SEOs have been treating duplicate content like the plague, but it’s important to know not all duplicate content is treated equally. There are a variety of instances in which duplicate content comes about, and not all are as bad as you may think. In particular, occurrences of duplicate content for multi-unit businesses that have separate pages for each location. First off, if you have a page for each location, you are way ahead of the game. Don’t have the resources to write unique content for every single one? Stop stressing.
Let’s first distinguish between bad duplicate content and not so bad duplicate content. Bad duplicate content, the kind that sites receive penalties for, comes mainly from scraping it from other sources. In other words the duplicate version is on a different domain than the original, without giving any credit to the source. In other words, bad. Not as bad duplicate content would be having the same content two or more times on your own site. This is pretty common, especially with ecommerce where a product page may live in multiple categories, and therefore have multiple URLs for virtually the same page. I say this is not so bad because a site will not get penalized for such occurrences; however it’s not great either. Having duplicate pages without the proper safeguards in place (redirects or canonical tags) means not maximizing the site’s crawl potential, and can lead to the search engines not spidering the good pages while wasting time on duplicate pages.
There is a third type of duplicate content, bringing us back to local pages for multi-unit businesses. Sure, a franchise with 50 locations might be able to swing writing unique content for each of their locations, but think of the company’s that have thousands of locations to account for like Starbucks or Home Depot. Starbucks can probably afford to write unique content for every location, but is this really a good use of money and resources? When it comes to local pages, so long as the right local identifiers are in place, Google will not see these as duplicate content and omit them from the search results.

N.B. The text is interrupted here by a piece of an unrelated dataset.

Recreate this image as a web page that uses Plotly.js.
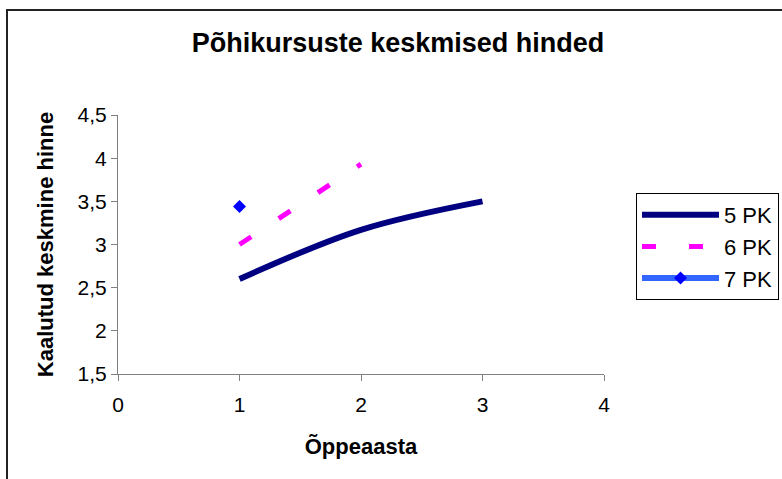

Let’s take Batteries Plus for example, a franchise company with approximately 600 locations, each with its own local page on batteriesplus.com. Not only are these local pages ranking for geo-modified brand searches, but are also coming up in top positions for search phrases such as “battery store denver.” In fact, in some cases multiple locations appear in the top organic results for these same non-branded searches, so clearly they are doing something right.
The main “about paragraph” on each of these pages is the same template with the one exception of some detailed landmark information in the first sentence. This is exactly the type of duplicate content I am referring to. The other areas of the page (address, phone number, store hours, etc.) are unique by nature, most likely populated by location information fields within the CMS, as opposed to hand written by a copywriter. Also notice that the title tag, headline and URL (naturally) are all local and unique, although still utilizing a template which dynamically inserts local fields. This is why the search engines keep these pages out of the “bad” and “not so bad” duplicate content buckets, because while they may have some similarities, they are in fact still unique.
Another interesting example that performs well in organic search is Grease Monkey. They utilize a combination of templates that rotate across their locations in conjunction with the unique local information (although are missing unique title tags).This case requires a little more development work and perhaps some small participation by franchisees, but creates more variation to the content.
While I have not seen Google come out and say that duplicate content on local pages is an accepted practice, experience, research and some rational thought lead me to believe that it is accepted and at least at this point in time will not put your site in danger of penalty. I caveat this with “at this point in time” because as we all know search engines make changes all the time and not always in ways that we agree with.